# FS: 16V Carb Setup, dual weber 40DCOE, filters, linkage



## xblast (Feb 11, 2000)

its the shorty manifold and will come with brand new VW studs and bolts for it. 
dual DCOE 40's in nice shape, real clean, dual filters with chrome tops, and linkage between the carbs.
800 obo


























_Modified by xblast at 10:51 PM 8-30-2004_


----------



## 90chedda (Dec 6, 2003)

*Re: FS: 16V Carb Setup, dual weber 40DCOE, filters, linkage (xblast)*

you selling that setup send a pic


----------



## stark22 (Feb 22, 2002)

*Re: FS: 16V Carb Setup, dual weber 40DCOE, filters, linkage (90chedda)*

how did you set up the linkage between the carbs?


----------



## shindul (Jul 25, 2004)

*Re: FS: 16V Carb Setup, dual weber 40DCOE, filters, linkage (stark22)*

interested send me pics. Thanks


----------



## xblast (Feb 11, 2000)

*Re: FS: 16V Carb Setup, dual weber 40DCOE, filters, linkage (90chedda)*

ill put a pic up tonight.


----------



## shindul (Jul 25, 2004)

*Re: FS: 16V Carb Setup, dual weber 40DCOE, filters, linkage (xblast)*

still waiting for pics. Thanks


----------



## xblast (Feb 11, 2000)

*Re: FS: 16V Carb Setup, dual weber 40DCOE, filters, linkage (shindul)*

ttt pics added.


----------



## Rlyeezz2 (Mar 29, 2003)

*Re: FS: 16V Carb Setup, dual weber 40DCOE, filters, linkage (xblast)*

would i need anything else to run this on my 16v?


----------



## xblast (Feb 11, 2000)

*Re: FS: 16V Carb Setup, dual weber 40DCOE, filters, linkage (Rlyeezz2)*

ull need a throttle cable, and a saab distributor with vacuum advance


----------



## Deutsche-Bag (Jan 8, 2004)

*Re: FS: 16V Carb Setup, dual weber 40DCOE, filters, linkage (xblast)*

Any chance that you would be willing to sell just the manifold and the coolant outlet?


----------



## extremsplvr6 (Mar 26, 2003)

*Re: FS: 16V Carb Setup, dual weber 40DCOE, filters, linkage (Deutsche-Bag)*


_Quote, originally posted by *Deutsche-Bag* »_Any chance that you would be willing to sell just the manifold and the coolant outlet?
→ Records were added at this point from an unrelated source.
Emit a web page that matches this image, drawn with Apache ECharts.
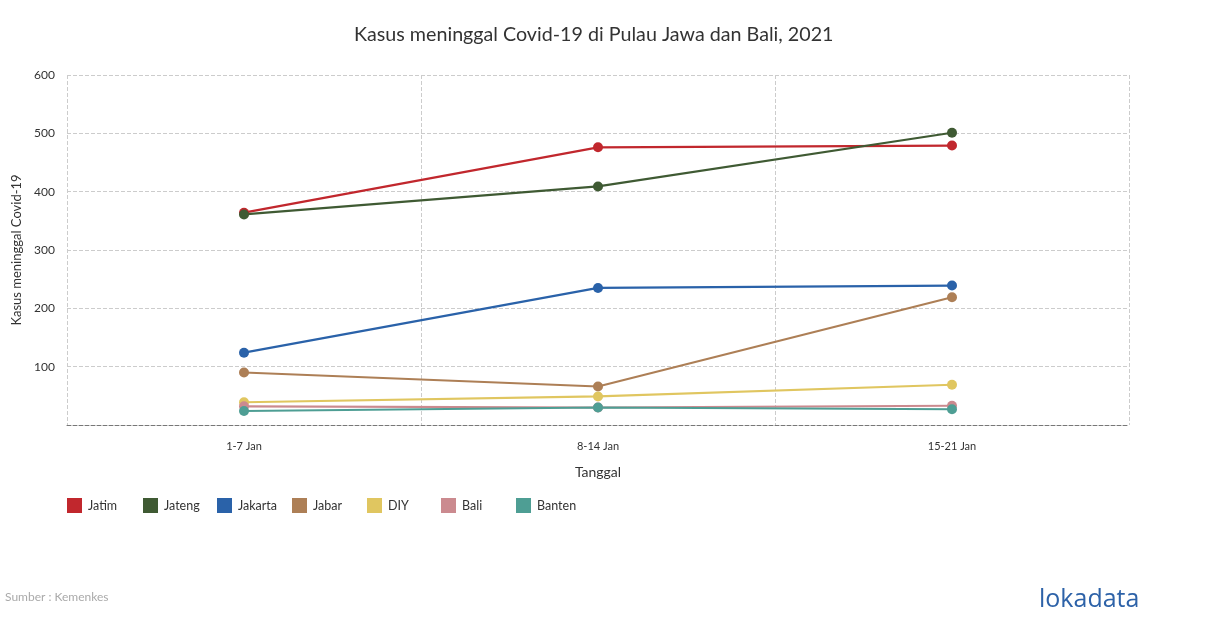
<!DOCTYPE html>
<html><head><meta charset="utf-8">
<script src="https://cdn.jsdelivr.net/npm/echarts@6/dist/echarts.min.js"></script>
<style>html,body{margin:0;padding:0;background:#fff}#c{width:1210px;height:628px}</style>
</head><body><div id="c"></div>
<script>
const categories = ['1-7 Jan', '8-14 Jan', '15-21 Jan'];
const jatim   = [364, 476, 479];
const jateng  = [361, 409, 501];
const jakarta = [124, 235, 239];
const jabar   = [90, 66, 219];
const diy     = [39, 49, 69];
const bali    = [32, 30, 33];
const banten  = [24, 30, 27];
const seriesNames = ['Jatim', 'Jateng', 'Jakarta', 'Jabar', 'DIY', 'Bali', 'Banten'];
const seriesData = [jatim, jateng, jakarta, jabar, diy, bali, banten];
const colors = ['#c1272d', '#3f5a33', '#2a62a9', '#ad7f56', '#e0c660', '#cb8a8f', '#4e9e94'];
const yTicks = [0, 100, 200, 300, 400, 500, 600];
const legendLefts = [62, 138, 212, 287, 362, 436, 511];

const chart = echarts.init(document.getElementById('c'));
chart.setOption({
  animation: false,
  color: colors,
  textStyle: { fontFamily: 'Lato' },
  title: {
    text: 'Kasus meninggal Covid-19 di Pulau Jawa dan Bali, 2021',
    left: 349, top: 20,
    textStyle: { fontFamily: 'Lato', fontSize: 19.7, fontWeight: 'normal', color: '#333' }
  },
  legend: seriesNames.map((n, i) => ({
    left: legendLefts[i], top: 493,
    itemWidth: 15, itemHeight: 15, itemGap: 6,
    icon: 'rect',
    textStyle: { fontFamily: 'Lato', fontSize: 12.5, color: '#333', padding: [0, 0, 0, 1] },
    data: [n]
  })),
  grid: { left: 67, right: 81, top: 75, bottom: 203 },
  xAxis: {
    type: 'category', data: categories, boundaryGap: true,
    name: 'Tanggal', nameLocation: 'middle', nameGap: 40,
    nameTextStyle: { fontFamily: 'Lato', fontSize: 14, color: '#333' },
    axisLine: { show: true, lineStyle: { color: '#777', type: 'dashed' } },
    axisTick: { show: false },
    axisLabel: { fontSize: 11, color: '#333', margin: 16 },
    splitLine: { show: true, interval: 0, lineStyle: { color: '#ccc', type: 'dashed' } }
  },
  yAxis: {
    type: 'value', min: yTicks[0], max: yTicks[yTicks.length - 1], interval: 100,
    name: 'Kasus meninggal Covid-19', nameLocation: 'middle', nameGap: 37,
    nameTextStyle: { fontFamily: 'Lato', fontSize: 13, color: '#333' },
    axisLine: { show: false }, axisTick: { show: false },
    axisLabel: { fontSize: 12, color: '#333', margin: 12, showMinLabel: false },
    splitLine: { show: true, lineStyle: { color: '#ccc', type: 'dashed' } }
  },
  series: seriesNames.map((n, i) => ({
    name: n, type: 'line', data: seriesData[i],
    symbol: 'circle', symbolSize: 10,
    lineStyle: { width: 2.2 },
    itemStyle: { color: colors[i] }
  })),
  graphic: [
    { type: 'text', left: 5, top: 591, style: { text: 'Sumber : Kemenkes', fill: '#aaa', font: '12px Lato' } },
    { type: 'text', left: 1039, top: 587, style: { text: 'lokadata', fill: '#2d62a8', font: '500 25px "Open Sans"' } }
  ]
});
</script></body></html>
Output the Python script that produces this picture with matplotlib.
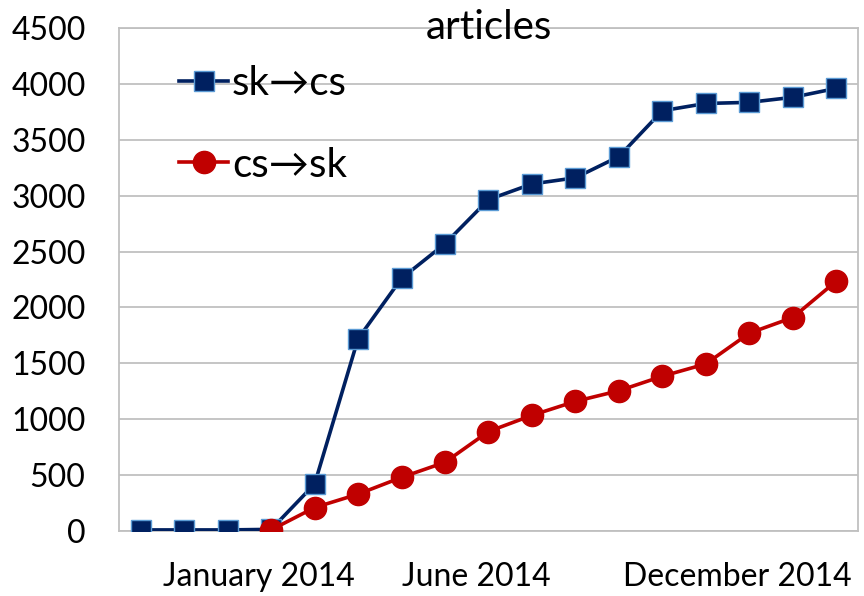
import numpy as np
import matplotlib.pyplot as plt
import matplotlib.transforms as mtransforms

plt.rcParams['font.family'] = ['Lato', 'DejaVu Sans']

# monthly cumulative counts, 17 months (Oct 2013 .. Feb 2015)
sk_cs = [10, 10, 10, 15, 420, 1720, 2260, 2570, 2965, 3105, 3160, 3350,
         3760, 3825, 3835, 3880, 3960]
cs_sk = [np.nan, np.nan, np.nan, 10, 210, 330, 480, 615, 890, 1035, 1160,
         1255, 1385, 1495, 1770, 1910, 2235]
tick_idx = [3, 8, 14]
tick_labels = ['January 2014', 'June 2014', 'December 2014']

x = np.arange(len(sk_cs))

fig = plt.figure(figsize=(8.64, 5.96), dpi=100)
ax = fig.add_axes([0.1377, 0.109, 0.8553, 0.844])

ax.plot(x, sk_cs, color='#002060', lw=2.6, marker='s', markersize=15,
        markerfacecolor='#002060', markeredgecolor='#5b9bd5', markeredgewidth=1,
        label='sk\u2192cs', zorder=3)
ax.plot(x, cs_sk, color='#c00000', lw=2.6, marker='o', markersize=16,
        markerfacecolor='#c00000', markeredgecolor='#c00000',
        label='cs\u2192sk', zorder=4)

ax.set_xlim(-0.5, len(sk_cs) - 0.5)
ax.set_ylim(0, 4500)
ax.set_yticks(np.arange(0, 4501, 500))
ax.set_xticks(tick_idx)
ax.set_xticklabels(tick_labels)
ax.tick_params(axis='both', length=0)
ax.tick_params(axis='y', pad=24, labelsize=23)
ax.tick_params(axis='x', pad=22, labelsize=23)
offset = mtransforms.ScaledTranslation(-12 / 100, 0, fig.dpi_scale_trans)
for lbl in ax.get_xticklabels():
    lbl.set_transform(lbl.get_transform() + offset)

ax.grid(axis='y', color='#c0c0c0', lw=1.3)
ax.set_axisbelow(True)
for s in ax.spines.values():
    s.set_color('#c0c0c0')
    s.set_linewidth(1.3)

ax.set_title('articles', fontsize=29, y=1.0, pad=-8)

leg = ax.legend(loc='upper left', bbox_to_anchor=(0.06, 0.958), frameon=False,
                fontsize=29, handlelength=1.2, handletextpad=0.1,
                labelspacing=1.1, borderaxespad=0)

fig.savefig('out.png', dpi=100)
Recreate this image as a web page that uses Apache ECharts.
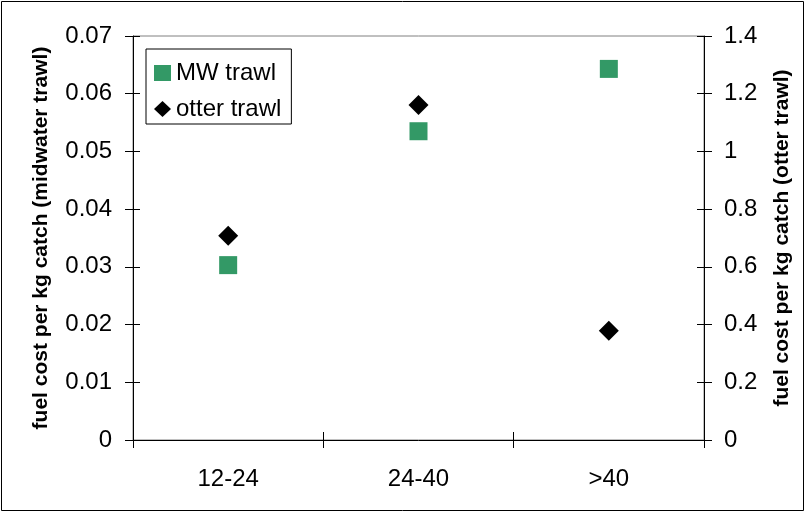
<!DOCTYPE html>
<html>
<head>
<meta charset="utf-8">
<script src="https://cdn.jsdelivr.net/npm/echarts@6/dist/echarts.min.js"></script>
<style>html,body{margin:0;padding:0;background:#fff;}#c{width:805px;height:512px;}</style>
</head>
<body>
<div id="c"></div>
<script>
const categories = ['12-24', '24-40', '>40'];
const mwTrawl = [0.0303, 0.0535, 0.0643];
const otterTrawl = [0.7075, 1.161, 0.3785];
const leftTicks = [0, 0.01, 0.02, 0.03, 0.04, 0.05, 0.06, 0.07];
const rightTicks = [0, 0.2, 0.4, 0.6, 0.8, 1, 1.2, 1.4];

const FONT = '"Liberation Sans", Arial, sans-serif';
const chart = echarts.init(document.getElementById('c'), null, {renderer: 'canvas'});
const grid = {left: 133, right: 101, top: 36, bottom: 72, show: true, borderColor: '#808080', borderWidth: 1, backgroundColor: 'transparent'};
const axisLabelBase = {color: '#000', fontFamily: FONT, fontSize: 24};
chart.setOption({
  animation: false,
  backgroundColor: '#fff',
  grid: grid,
  graphic: [{type: 'rect', shape: {x: 1.5, y: 1.5, width: 802, height: 509}, style: {fill: 'none', stroke: '#000', lineWidth: 1}, silent: true, z: 100}],
  legend: {
    orient: 'vertical', left: 146, top: 49,
    borderColor: '#000', borderWidth: 1, padding: [12, 10, 3, 8],
    itemWidth: 17, itemHeight: 16, itemGap: 12,
    textStyle: {color: '#000', fontFamily: FONT, fontSize: 24, lineHeight: 22},
    data: ['MW trawl', 'otter trawl']
  },
  xAxis: [{
    type: 'category', data: categories, boundaryGap: true,
    axisLine: {lineStyle: {color: '#000', width: 1}},
    axisTick: {show: true, length: 8, lineStyle: {color: '#000'}},
    axisLabel: Object.assign({margin: 27}, axisLabelBase)
  }, {
    type: 'category', data: categories, boundaryGap: true, position: 'bottom', offset: 0,
    axisLine: {show: false}, axisTick: {show: true, inside: true, length: 8, lineStyle: {color: '#000'}},
    axisLabel: {show: false}
  }],
  yAxis: [{
    type: 'value', min: 0, max: 0.07, interval: 0.01, position: 'left',
    axisLine: {show: true, lineStyle: {color: '#000'}},
    axisTick: {show: true, length: 8, lineStyle: {color: '#000'}},
    splitLine: {show: false},
    axisLabel: Object.assign({margin: 21, formatter: v => String(+v.toFixed(2))}, axisLabelBase),
    name: 'fuel cost per kg catch (midwater trawl)', nameLocation: 'middle', nameGap: 81, nameRotate: 90,
    nameTextStyle: {color: '#000', fontFamily: FONT, fontSize: 21, fontWeight: 'bold'}
  }, {
    type: 'value', min: 0, max: 1.4, interval: 0.2, position: 'right',
    axisLine: {show: true, lineStyle: {color: '#000'}},
    axisTick: {show: true, length: 8, lineStyle: {color: '#000'}},
    splitLine: {show: false},
    axisLabel: Object.assign({margin: 20, formatter: v => String(+v.toFixed(1))}, axisLabelBase),
    name: 'fuel cost per kg catch (otter trawl)', nameLocation: 'middle', nameGap: 68, nameRotate: 90,
    nameTextStyle: {color: '#000', fontFamily: FONT, fontSize: 21, fontWeight: 'bold'}
  }, {
    type: 'value', min: 0, max: 0.07, interval: 0.01, position: 'left', offset: 0,
    axisLine: {show: false}, axisTick: {show: true, inside: true, length: 7, lineStyle: {color: '#000'}},
    axisLabel: {show: false}, splitLine: {show: false}
  }, {
    type: 'value', min: 0, max: 1.4, interval: 0.2, position: 'right', offset: 0,
    axisLine: {show: false}, axisTick: {show: true, inside: true, length: 7, lineStyle: {color: '#000'}},
    axisLabel: {show: false}, splitLine: {show: false}
  }],
  series: [{
    name: 'MW trawl', type: 'scatter', yAxisIndex: 0, symbol: 'rect', symbolSize: 18,
    itemStyle: {color: '#339966', opacity: 1}, data: mwTrawl
  }, {
    name: 'otter trawl', type: 'scatter', yAxisIndex: 1, symbol: 'diamond', symbolSize: 20,
    itemStyle: {color: '#000', opacity: 1}, data: otterTrawl, z: 3
  }]
});
</script>
</body>
</html>
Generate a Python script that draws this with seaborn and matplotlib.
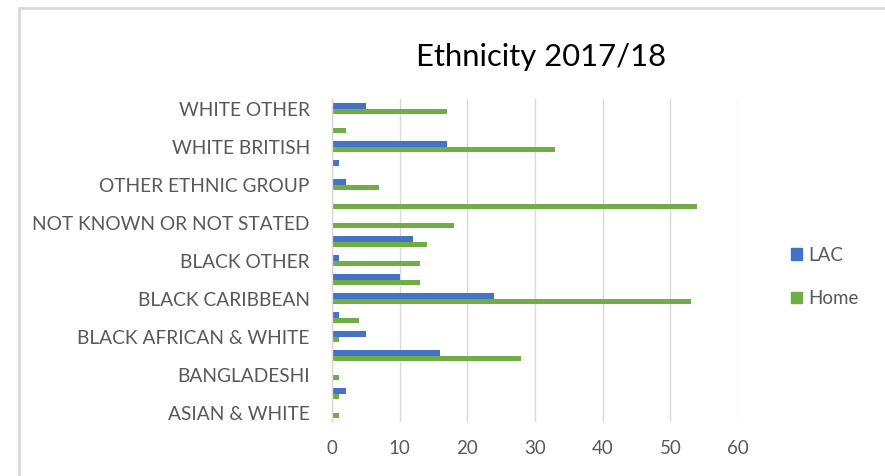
import matplotlib
matplotlib.use("Agg")
import matplotlib.pyplot as plt
import matplotlib.patches as mpatches
import pandas as pd
import seaborn as sns

# Categories listed top to bottom as they appear on the chart
categories = [
    "WHITE OTHER", "WHITE IRISH", "WHITE BRITISH", "PAKISTANI",
    "OTHER ETHNIC GROUP", "OTHER ASIAN", "NOT KNOWN OR NOT STATED",
    "MIXED OTHER", "BLACK OTHER", "BLACK CARIBBEAN & WHITE",
    "BLACK CARIBBEAN", "BLACK BRITISH", "BLACK AFRICAN & WHITE",
    "BLACK AFRICAN", "BANGLADESHI", "ASIAN OTHER", "ASIAN & WHITE",
]
lac = [5, 0, 17, 1, 2, 0, 0, 12, 1, 10, 24, 1, 5, 16, 0, 2, 0]
home = [17, 2, 33, 0, 7, 54, 18, 14, 13, 13, 53, 4, 1, 28, 1, 1, 1]
series_names = ["LAC", "Home"]
series_colors = ["#4472C4", "#70AD47"]
x_ticks = [0, 10, 20, 30, 40, 50, 60]

df = pd.DataFrame({
    "category": categories * 2,
    "value": lac + home,
    "series": [series_names[0]] * len(categories) + [series_names[1]] * len(categories),
})

sns.set_theme(style="white")
plt.rcParams["font.family"] = ["Lato", "DejaVu Sans"]

W, H = 885, 476
fig = plt.figure(figsize=(W / 100, H / 100), dpi=100)
fig.patch.set_facecolor("white")

# Light chart-area frame, running off the right and bottom edges
fig.patches.append(mpatches.Rectangle(
    (19 / W, -0.1), 1.2, 1 - 8 / H + 0.1, transform=fig.transFigure,
    fill=False, edgecolor="#D9D9D9", linewidth=2, zorder=0))

ax = fig.add_axes([332 / W, 1 - 422 / H, (738 - 332) / W, (422 - 99.5) / H])
sns.barplot(data=df, y="category", x="value", hue="series",
            order=categories, hue_order=series_names,
            palette=series_colors, orient="y", width=0.58, gap=0,
            linewidth=0, saturation=1, ax=ax)

ax.set_xlim(0, 60)
ax.set_ylim(len(categories) - 0.5, -0.5)
ax.set_xticks(x_ticks)
ax.set_xticklabels([str(t) for t in x_ticks])
ax.set_yticks(range(len(categories)))
ax.set_yticklabels([c if i % 2 == 0 else "" for i, c in enumerate(categories)])
ax.grid(axis="x", color="#D9D9D9", linewidth=1)
ax.set_axisbelow(True)
for side in ["top", "right", "bottom"]:
    ax.spines[side].set_visible(False)
ax.spines["left"].set_color("#D9D9D9")
ax.spines["left"].set_linewidth(1)
ax.tick_params(axis="y", length=0, pad=16, labelsize=13.8, labelcolor="#595959")
ax.tick_params(axis="x", length=0, pad=13, labelsize=13.5, labelcolor="#595959")
ax.set_xlabel("")
ax.set_ylabel("")

handles = [mpatches.Patch(color=c) for c in series_colors]
ax.get_legend().remove()
fig.legend(handles, series_names, loc="center left",
           bbox_to_anchor=(774 / W, 1 - 277 / H), frameon=False,
           fontsize=13.5, labelcolor="#595959", handlelength=0.6,
           handleheight=0.6, handletextpad=0.3, labelspacing=1.4)

fig.text(541 / W, 1 - 57 / H, "Ethnicity 2017/18", ha="center", va="center",
         fontsize=22.3, color="#000000")

fig.savefig("out.png", dpi=100)
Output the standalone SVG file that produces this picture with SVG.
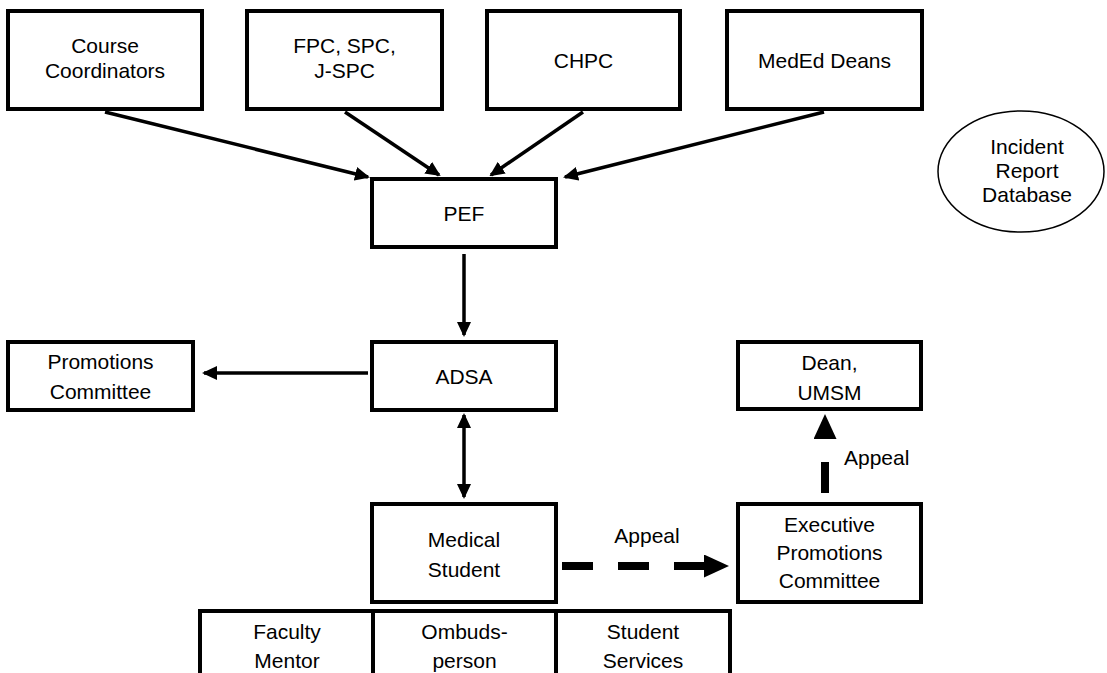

If that goes threw I would buy the everthing else. Carb,filters ect...


----------



## xblast (Feb 11, 2000)

*Re: FS: 16V Carb Setup, dual weber 40DCOE, filters, linkage (extremsplvr6)*

you guys both got IM's


----------



## xblast (Feb 11, 2000)

*Re: FS: 16V Carb Setup, dual weber 40DCOE, filters, linkage (xblast)*

ttt still fo sale.


----------



## SR Heer (Jul 20, 2008)

Looking for a set of DCOEs - are these still available?


----------